The Veil

Reflections and Projections

Article by Antony Sammeroff | 01 Jun 2011

The Veil, by Tramway Theatre Arts Group in collaboration with Artform, is an abstract audio-visual piece making use of all the usual trappings (stage actors, bolstered by voice-overs, movie projections, and live music) but there are some interesting original devices used also: all the projections fall on, well, The Veil, which is held up by each of the different characters in turn. Upon it we gain insight into their musings, be they sweet memories or fanciful imaginings of joyful moments spent with the other characters. There are some nice movement pieces, and the voiceover often strikes poetically, “my soul is unoccupied/ my sole occupation is love.”

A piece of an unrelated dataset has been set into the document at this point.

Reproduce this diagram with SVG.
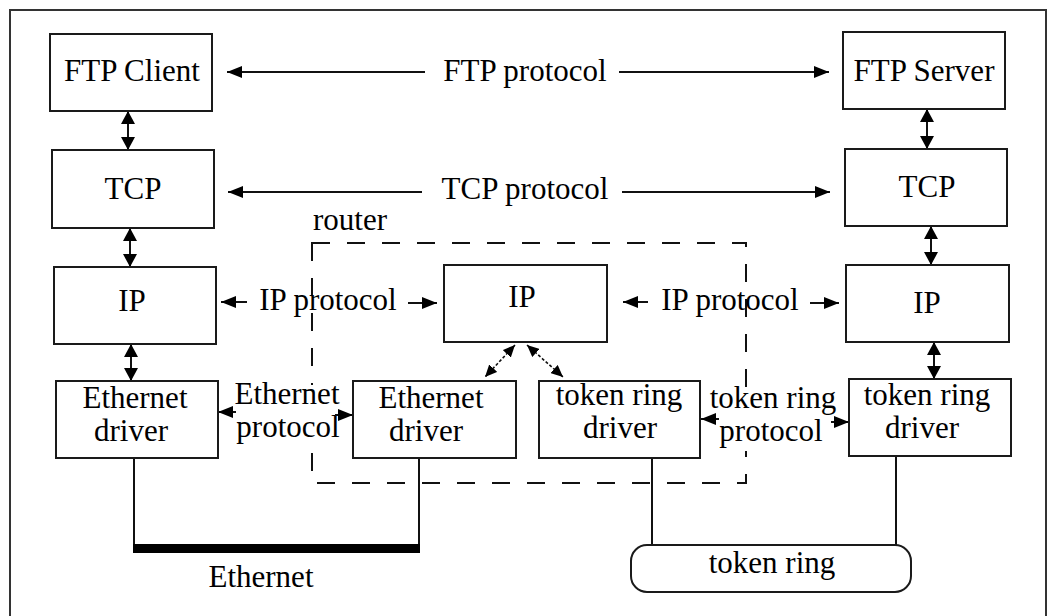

Entering the theatre to a light soundtrack of classical guitar tastefully accompanied on keyboards it takes a moment to clock the fact that what you’re hearing is being performed right before you there, live, by two musicians sat non-assumingly in the corner. Thus the tone is set for the evening’s meditative entertainment. Indeed, the live score (by Bryan Tolland) is full of character and a real highlight of the piece.

Things take a little while to get started on stage, and while some of the segments tend to stretch out a little homogenously giving the mind a tendency to wander, the absence of any rigid running narrative makes the viewer’s attention welcome to the stage at any point when it returns from its own Veil-like reflections.

Far and away the most enjoyable and moving episode comes a little before the end when we watch a couple simply mime a good-natured conversation, sitting cross-legged on a bed at the centre of the stage, while other characters make surrealistic dance-like movements in the background. There is just something in the way the music crescendos that gives the simple ultimate scene wonderful power.